Il faut un service de veille. Dans les ambassades des pays comme l’Italie et l’Espagne en Tunisie il y a des gens qui sont là et qui aident les entreprises qui cherchent à prospecter en Tunisie ou qui comptent assister à des foires ou à des salons en Tunisie. Ils essayent de contacter des prospects et prendre des rendez-vous. Bien que ça se fait dans quelques ambassades tunisiennes à l’étranger, il faut, cependant, généraliser cette pratique. Il faut, également, fixer des objectifs que les ambassades et les représentations diplomatiques de Tunisie doivent atteindre en fin de mandat ou en fin d’année. Et enfin, miser sur le lobbying qui sert à promouvoir la Tunisie comme destination d’investissement mais aussi comme destination touristique. C’est pour promouvoir la Tunisie à travers les success stories tunisiennes. Lorsqu’on parle de lobbying, on ne parle pas seulement de réseau de personnes mais aussi de campagnes de communication. Donc, on peut jouer sur les success stories tunisiennes, on peut jouer sur les entrepreneurs tunisiens et les startup tunisiennes qui sont en train d’innover, à travers des exemples qui existent.

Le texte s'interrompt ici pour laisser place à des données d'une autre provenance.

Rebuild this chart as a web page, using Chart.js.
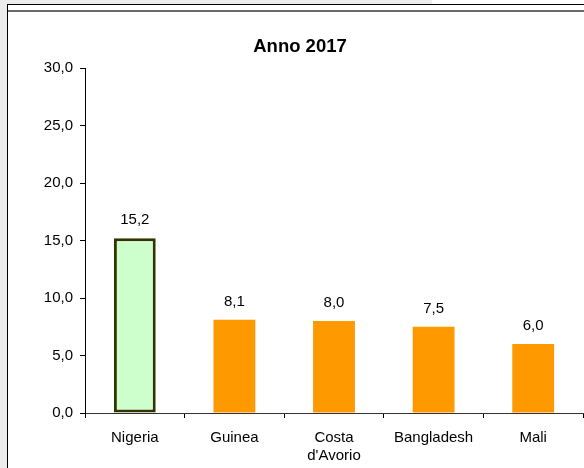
<!DOCTYPE html>
<html lang="it">
<head>
    <meta charset="UTF-8">
    <title>Anno 2017</title>
    <script src="https://cdn.jsdelivr.net/npm/chart.js@4.4.1/dist/chart.umd.min.js"></script>
    <style>
        * { margin: 0; padding: 0; box-sizing: border-box; }
        body { background: #ffffff; width: 584px; height: 468px; overflow: hidden; }
        #wrap { position: relative; width: 584px; height: 468px; }
    </style>
</head>
<body>
    <div id="wrap"><canvas id="chart" width="584" height="468"></canvas></div>

    <script>
        // Data
        const titleText = 'Anno 2017';
        const countries = ['Nigeria', 'Guinea', ['Costa', "d'Avorio"], 'Bangladesh', 'Mali'];
        const values = [15.2, 8.1, 8.0, 7.5, 6.0];
        const barColors = ['#ccffcc', '#ff9900', '#ff9900', '#ff9900', '#ff9900'];
        const barBorders = ['#333300', '#ff9900', '#ff9900', '#ff9900', '#ff9900'];
        const barBorderWidths = [3, 0, 0, 0, 0];
        const yMin = 0, yMax = 30, yStep = 5;

        const FONT = "'Liberation Sans', Arial, sans-serif";
        const fmt = v => v.toFixed(1).replace('.', ',');

        // frame around the sheet + title
        const framePlugin = {
            id: 'frame',
            beforeDraw(chart) {
                const ctx = chart.ctx;
                ctx.save();
                ctx.fillStyle = '#ffffff';
                ctx.fillRect(0, 0, chart.width, chart.height);
                ctx.fillStyle = '#ececec';
                ctx.fillRect(0, 0, 432, 4);
                ctx.fillRect(0, 0, 7, chart.height);
                ctx.fillStyle = '#000000';
                ctx.fillRect(7, 4, chart.width - 7, 1);
                ctx.fillRect(7, 4, 1, chart.height - 4);
                ctx.fillStyle = '#6a6a6a';
                ctx.fillRect(8, 10, chart.width - 8, 2);

                ctx.fillStyle = '#000000';
                ctx.font = 'bold 18.5px ' + FONT;
                ctx.textAlign = 'center';
                ctx.textBaseline = 'alphabetic';
                ctx.fillText(titleText, 300, 52);
                ctx.restore();
            }
        };

        // value labels above bars
        const valueLabels = {
            id: 'valueLabels',
            afterDatasetsDraw(chart) {
                const ctx = chart.ctx;
                const meta = chart.getDatasetMeta(0);
                ctx.save();
                ctx.fillStyle = '#000000';
                ctx.font = '15px ' + FONT;
                ctx.textAlign = 'center';
                ctx.textBaseline = 'alphabetic';
                meta.data.forEach((bar, i) => {
                    ctx.fillText(fmt(values[i]), bar.x, bar.y - 14);
                });
                ctx.restore();
            }
        };

        new Chart(document.getElementById('chart'), {
            type: 'bar',
            data: {
                labels: countries,
                datasets: [{
                    data: values,
                    backgroundColor: barColors,
                    borderColor: barBorders,
                    borderWidth: barBorderWidths,
                    borderSkipped: false,
                    barPercentage: 0.42,
                    categoryPercentage: 1.0
                }]
            },
            options: {
                responsive: false,
                animation: false,
                devicePixelRatio: 1,
                layout: { padding: { top: 68, left: 0, right: 1, bottom: 0 } },
                plugins: {
                    legend: { display: false },
                    tooltip: { enabled: false },
                    title: { display: false }
                },
                scales: {
                    x: {
                        grid: {
                            offset: true,
                            drawOnChartArea: false,
                            drawTicks: true,
                            tickLength: 5,
                            color: '#000000'
                        },
                        border: { color: '#333333', width: 1 },
                        ticks: {
                            color: '#000000',
                            font: { family: FONT, size: 15, lineHeight: 1.25 },
                            padding: 10,
                            maxRotation: 0,
                            autoSkip: false
                        },
                        afterFit(s) { s.height = 55; }
                    },
                    y: {
                        min: yMin,
                        max: yMax,
                        grid: {
                            drawOnChartArea: false,
                            drawTicks: true,
                            tickLength: 5,
                            color: '#000000'
                        },
                        border: { color: '#000000', width: 1 },
                        ticks: {
                            stepSize: yStep,
                            color: '#000000',
                            font: { family: FONT, size: 15 },
                            padding: 7,
                            callback: v => fmt(v)
                        },
                        afterFit(s) { s.width = 85; }
                    }
                }
            },
            plugins: [framePlugin, valueLabels]
        });
    </script>
</body>
</html>
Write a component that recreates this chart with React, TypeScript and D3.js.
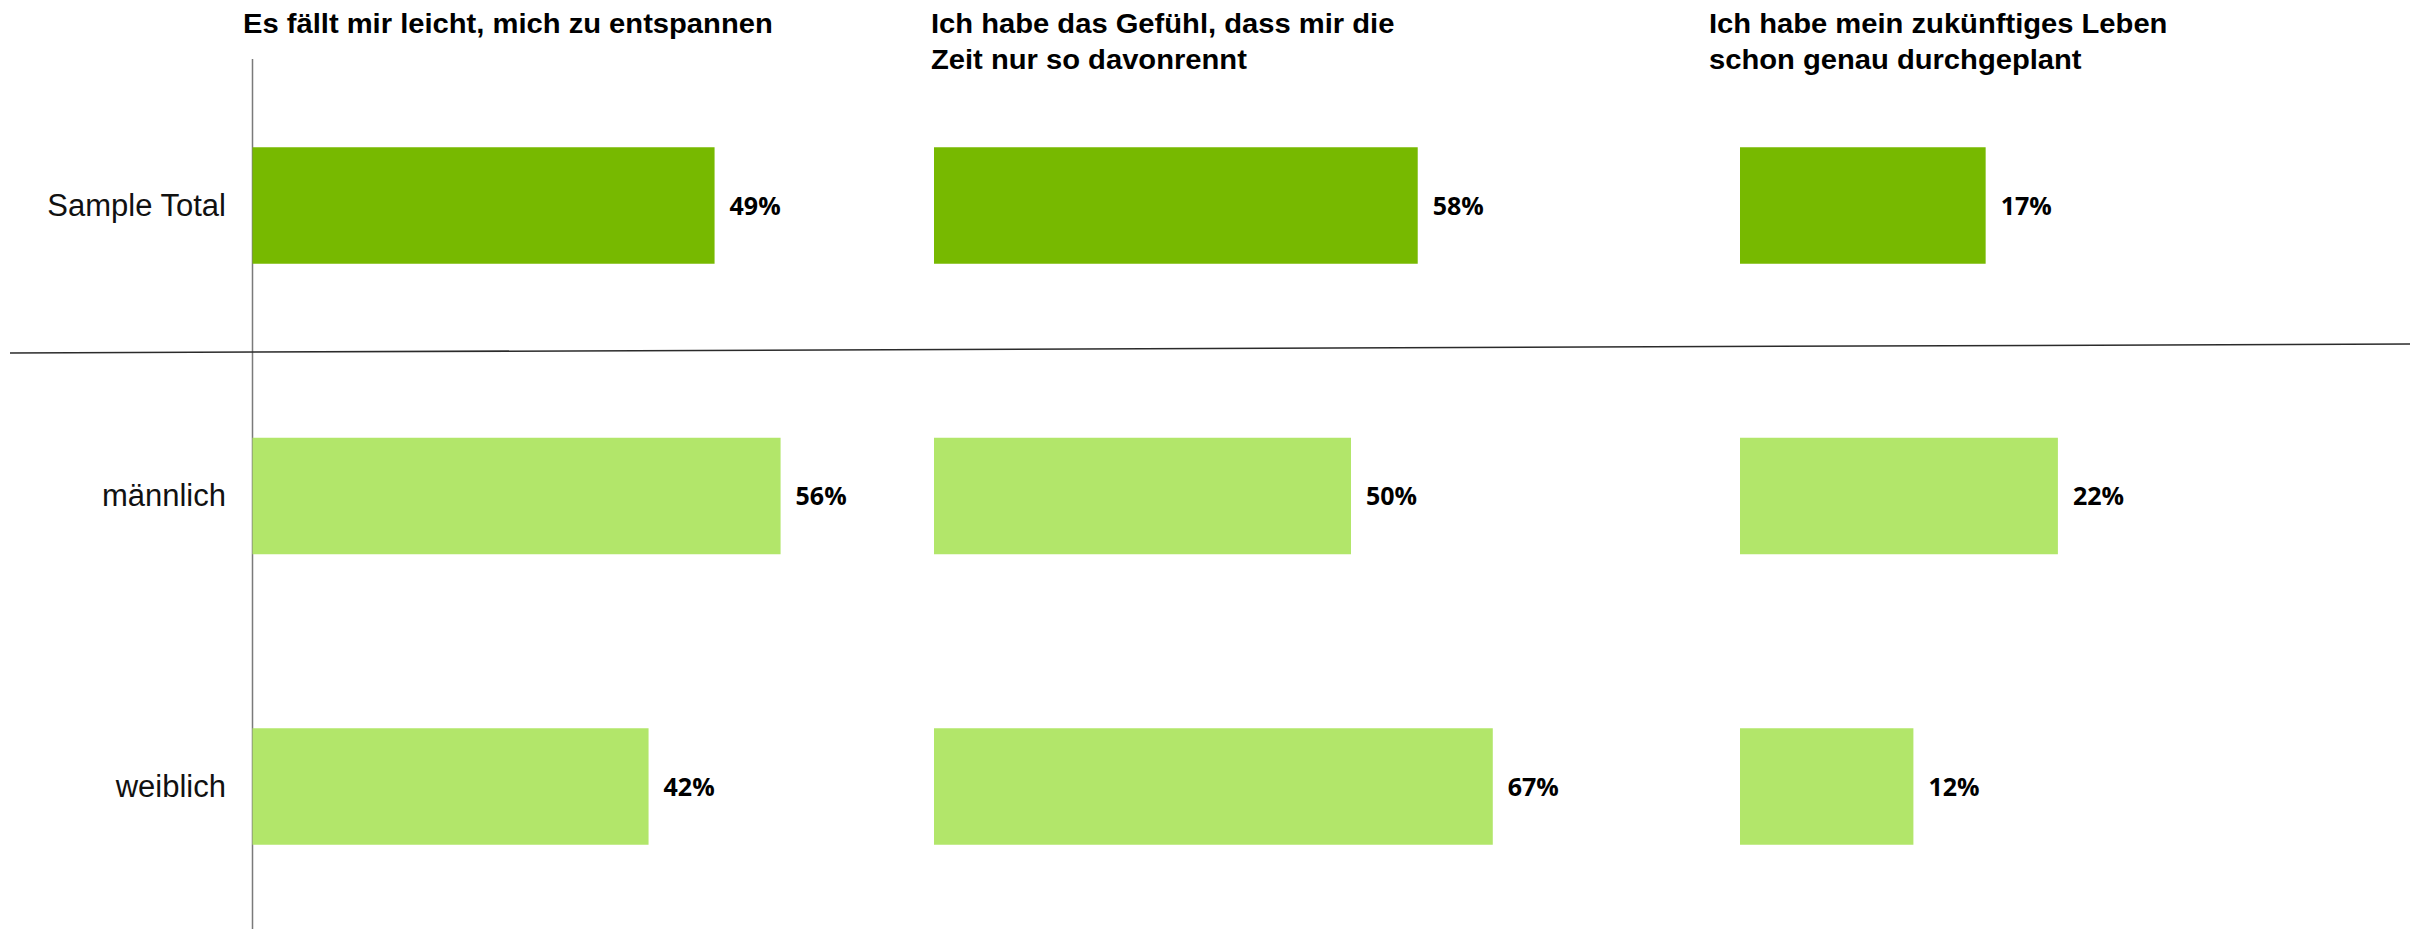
import { useEffect, useRef } from 'react';
import * as d3 from 'd3';

const categories = ['Sample Total', 'männlich', 'weiblich'];
const questionTitles = [
  ['Es fällt mir leicht, mich zu entspannen'],
  ['Ich habe das Gefühl, dass mir die', 'Zeit nur so davonrennt'],
  ['Ich habe mein zukünftiges Leben', 'schon genau durchgeplant'],
];
const relaxValues = [49, 56, 42];
const timeRunsValues = [58, 50, 67];
const lifePlannedValues = [17, 22, 12];
const seriesValues = [relaxValues, timeRunsValues, lifePlannedValues];

const WIDTH = 2425;
const HEIGHT = 929;

// each panel has its own x scale (own start and pixels per 100%)
const panelLayout = [
  { x0: 252.5, w100: 943, titleX: 243 },
  { x0: 934, w100: 834, titleX: 931 },
  { x0: 1740, w100: 1445, titleX: 1709 },
];

export default function App() {
  const svgRef = useRef<SVGSVGElement | null>(null);

  useEffect(() => {
    const svg = d3.select(svgRef.current);
    svg.selectAll('*').remove();

    const y = d3.scalePoint<string>().domain(categories).range([205.5, 786.5]);
    const barH = y.step() * 0.401;

    // Vertical axis line
    svg.append('line')
      .attr('x1', 252.5).attr('x2', 252.5)
      .attr('y1', 59).attr('y2', HEIGHT)
      .attr('stroke', '#7a7a7a')
      .attr('stroke-width', 1.5);

    // Separator between total and subgroups (slightly tilted, as in the original)
    svg.append('line')
      .attr('x1', 10).attr('y1', 353)
      .attr('x2', 2410).attr('y2', 344)
      .attr('stroke', '#2b2b2b')
      .attr('stroke-width', 1.5);

    // Category labels
    svg.append('g')
      .selectAll('text')
      .data(categories)
      .join('text')
      .attr('x', 226)
      .attr('y', d => (y(d) as number) + 10)
      .attr('text-anchor', 'end')
      .attr('font-family', '"Liberation Sans", Arial, sans-serif')
      .attr('font-size', 31)
      .attr('fill', '#111')
      .text(d => d);

    panelLayout.forEach((p, i) => {
      const x = d3.scaleLinear().domain([0, 100]).range([p.x0, p.x0 + p.w100]);
      const values = seriesValues[i];
      const g = svg.append('g');

      // Title
      const title = g.append('text')
        .attr('transform', `translate(${p.titleX},33) scale(1.08,1)`)
        .attr('font-family', '"Liberation Sans", Arial, sans-serif')
        .attr('font-weight', 'bold')
        .attr('font-size', 27)
        .attr('fill', '#000');
      title.selectAll('tspan')
        .data(questionTitles[i])
        .join('tspan')
        .attr('x', 0)
        .attr('y', (_, j) => j * 36)
        .text(d => d);

      // Bars
      g.selectAll('rect')
        .data(values)
        .join('rect')
        .attr('x', x(0))
        .attr('y', (_, j) => (y(categories[j]) as number) - barH / 2)
        .attr('width', d => x(d) - x(0))
        .attr('height', barH)
        .attr('fill', (_, j) => (j === 0 ? '#77b900' : '#b2e66a'));

      // Value labels
      g.selectAll('text.val')
        .data(values)
        .join('text')
        .attr('class', 'val')
        .attr('x', d => x(d) + 15)
        .attr('y', (_, j) => (y(categories[j]) as number) + 9)
        .attr('font-family', '"Open Sans", sans-serif')
        .attr('font-weight', 700)
        .attr('font-size', 25)
        .attr('fill', '#000')
        .text(d => `${d}%`);
    });
  }, []);

  return (
    <svg
      ref={svgRef}
      width={WIDTH}
      height={HEIGHT}
      style={{ position: 'absolute', left: 0, top: 0, display: 'block', background: '#fff' }}
    />
  );
}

Je me rappelle lors du premier confinement que la police tunisienne a utilisé des robots et des drones fabriqués par des entreprises tunisiennes. L’information a été reprise par des médias britanniques et européens. Ce sont des choses qu’on doit utiliser pour vendre la destination Tunisie. Cela doit faire partie d’une stratégie bien ficelée et bien articulée. Il faut arrêter avec la logique ancienne de la diplomatie qui consiste à se limiter à l’aspect représentation politique ou l’aspect uniquement administratif et passer un cap. Regardons un peu ce que le «concurrent» — le Maroc — est en train de faire. Il est arrivé à obtenir, récemment, le statut de partenaire privilégié de l’Union européenne et c’était grâce à la diplomatie économique.